The 4 Most Important Questions Every Working Photographer Should Answer

The 4 Most Important Questions Every Working Photographer Should Answer

Image by Art Wolf

Image by Art Wolfe

We want to help you think through key areas to help grow your photo business and reach more potential clients. Building your photography business is a process, which means there is no one-stop-shop formula for success to “hit the jackpot.” But the good news is that if you plug away in a few major areas, you’ll start to solidify your brand, attract more eyeballs to your website, and be top-of-mind for potential buyers and clients.

Here are four major questions you should address to help build a strong photo business:

1. Who is your audience?

Defining and understanding your audience is crucial to shaping your business, your products, your brand, and your marketing efforts as whole. Without clearly defining who you’re targeting, you can’t clearly define why you’re reaching out to certain folks over others. As a result, your business will lack focus (at best) and look sloppy and out of sync (at worst).

For example, if you’re a landscape photographer, your audience isn’t women’s lifestyle and fashion editors. This may seem obvious, but being able to clearly articulate who you’re targeting (and not targeting) will help you strategically focus your services and marketing efforts to appeal to the right group.

What may not be as obvious is the case of the photographer who has multiple specialties, as many (if not most) do these days. You may do editorial work during the week but shoot weddings on the weekends for that extra bump in income. What then? Well, you’ll still want to clearly define each audience for each specialty you have—and you’ll want to have a marketing strategy suited for each as well. A one-size- fits-all approach may cause confusion or a feeling among prospective clients that you’re really not the “expert” at any one thing—or at least at the thing they care most about. In short, they won’t find you relevant for their needs. Truly understanding your target market also gives you several advantages. Most importantly, you know what appeals to them.

DO THIS

  • To define your target audience, write out answers to the following questions:

What are their likes and dislikes?
What are their buying habits and seasons?
What kind of photography do they consume and why?
How old are they?
What is their income level?
Where do they live?
What are their hobbies?
Where do they hang out? (online and off)
What are their major needs and pain points?

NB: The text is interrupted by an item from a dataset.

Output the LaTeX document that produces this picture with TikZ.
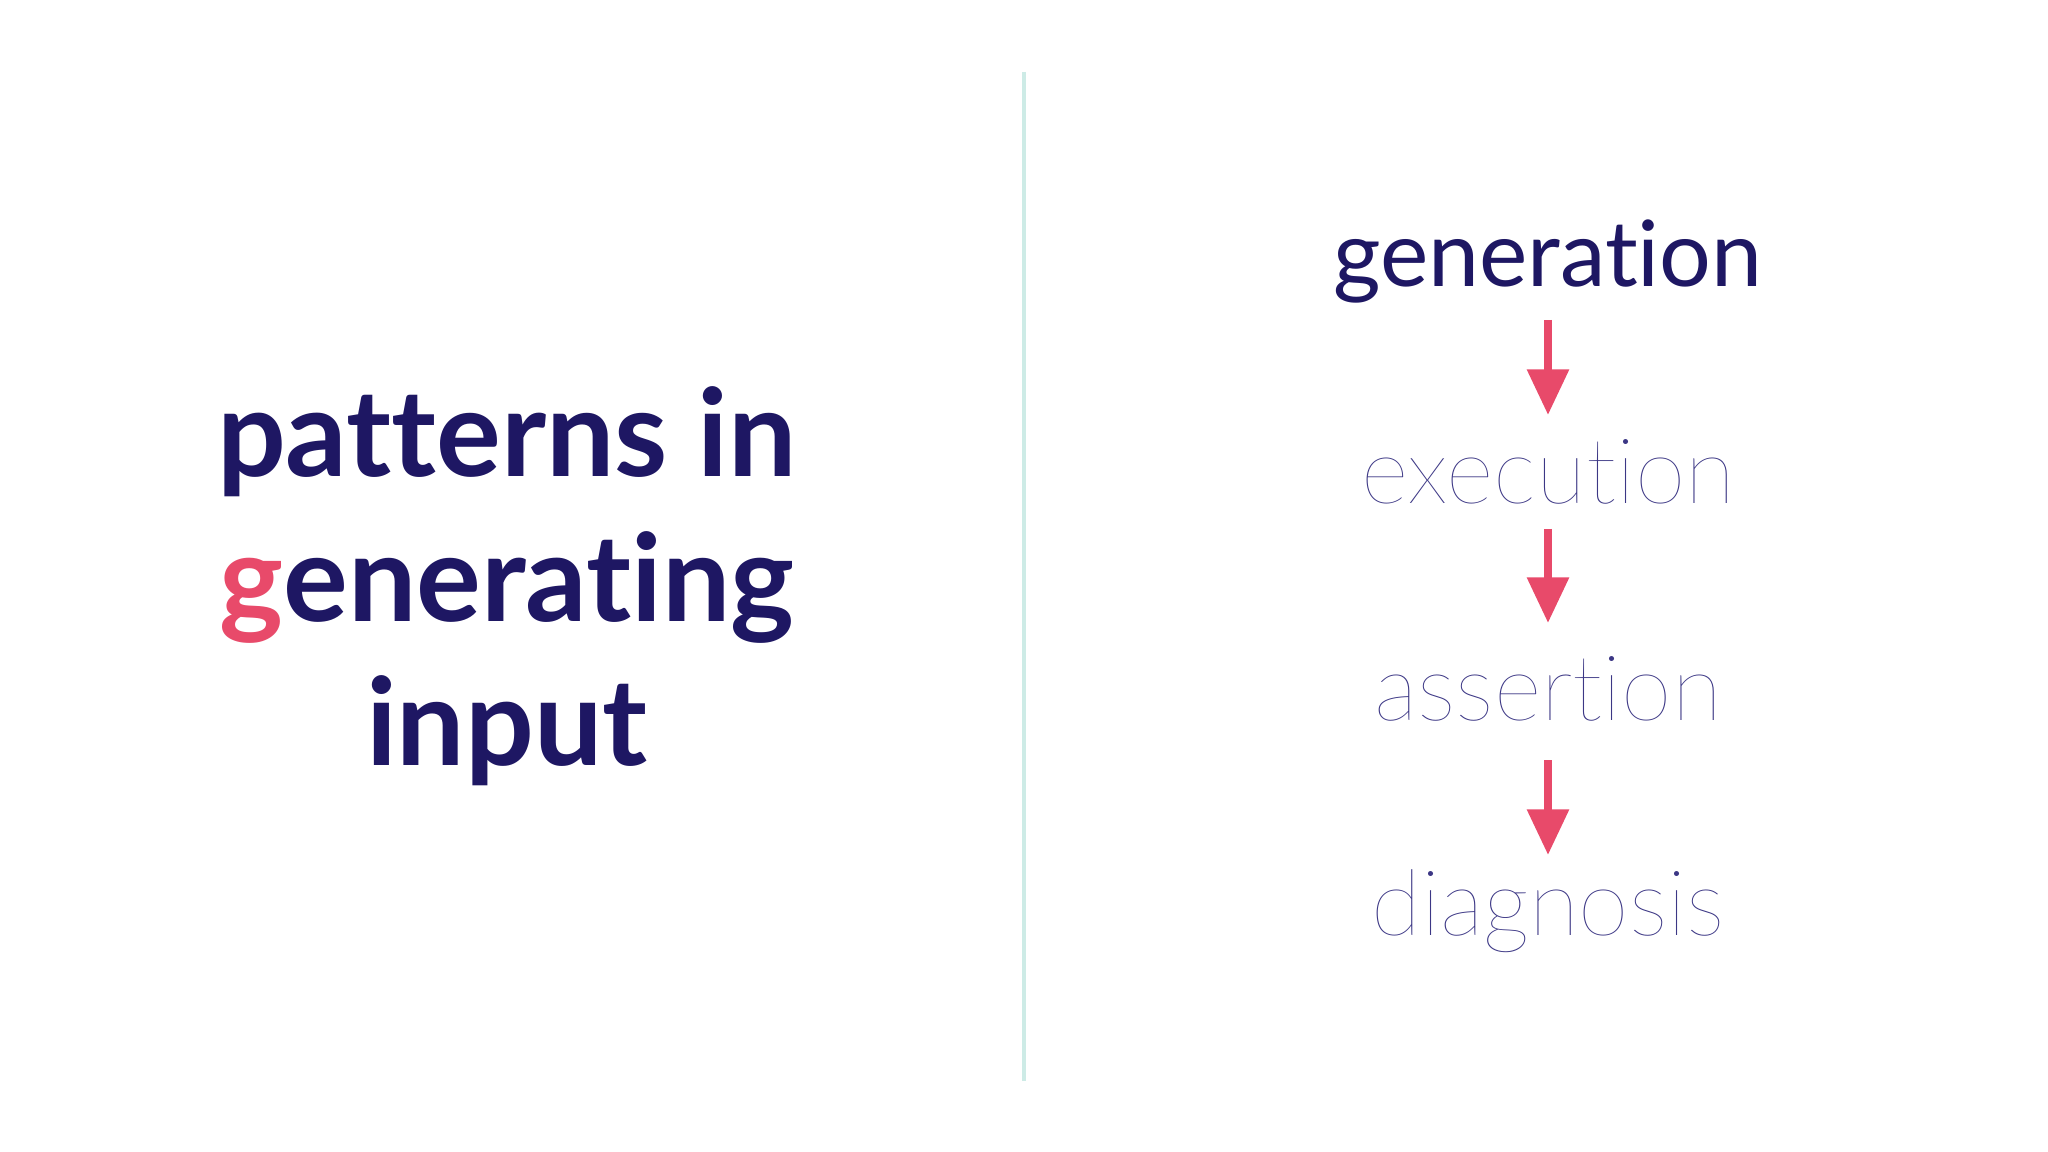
\documentclass[tikz,border=0pt]{standalone}
\usepackage{fontspec}
\setmainfont{Lato}[Ligatures={NoCommon,NoRare,NoDiscretionary},Contextuals={NoAlternate}]
\newfontfamily\latolight{Lato Hairline}[Ligatures={NoCommon,NoRare,NoDiscretionary}]
\usetikzlibrary{arrows.meta}
\definecolor{navy}{HTML}{1E1763}
\definecolor{pinkred}{HTML}{E84A6A}
\definecolor{thinpurple}{HTML}{3C3785}
\definecolor{divider}{HTML}{CDEBE6}
\tikzset{
  bigtxt/.style={font=\fontsize{34.5}{40}\selectfont\bfseries, text=navy, anchor=base},
  steptitle/.style={font=\fontsize{26}{32}\selectfont, text=navy, anchor=base},
  stepthin/.style={font=\fontsize{26}{32}\selectfont\latolight, text=thinpurple, anchor=base},
  flowarrow/.style={pinkred, line width=2.3pt, -{Triangle[length=13pt,width=11.5pt]}}
}
\begin{document}
\begin{tikzpicture}[x=0.01cm,y=-0.01cm]
\fill[white] (0,0) rectangle (2048,1152);
\draw[divider, line width=1.2pt] (1024,72) -- (1024,1081);
\node[bigtxt] (l1) at (507,477) {patterns in};
\node[bigtxt] (l2) at (507,621) {\textcolor{pinkred}{g}enerating};
\node[bigtxt] (l3) at (507,765) {input};
\node[steptitle] (s1) at (1548,287) {generation};
\node[stepthin] (s2) at (1548,504) {execution};
\node[stepthin] (s3) at (1548,720) {assertion};
\node[stepthin] (s4) at (1548,935) {diagnosis};
\coordinate (a1s) at (1548,320); \coordinate (a1e) at (1548,415);
\coordinate (a2s) at (1548,529); \coordinate (a2e) at (1548,623);
\coordinate (a3s) at (1548,760); \coordinate (a3e) at (1548,855);
\draw[flowarrow] (a1s) -- (a1e);
\draw[flowarrow] (a2s) -- (a2e);
\draw[flowarrow] (a3s) -- (a3e);
\end{tikzpicture}
\end{document}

The last one is especially key. If you’re unaware of your target market’s key pain points and needs, it’s OK to ask directly. Find a handful of folks in this community—essentially an informal focus group—and ask about their buying habits, issues they encounter, and more.

  • Next think through the services and products you provide. Then brainstorm a list of ways in which those services and products are relevant to your target audience. How can your business satisfy a need of theirs? How do your competitors fail to meet them?
Photo by Jim Jordan

Photo by Jim Jordan

2. What is your unique selling point?

As you get a hold on your audience’s needs, this will help you identify your unique selling point – or what your business offers that helps you stand out from the pack and to keep you top of mind. Differentiating your brand and your services from your competitors can be the ultimate key to getting new business through the door.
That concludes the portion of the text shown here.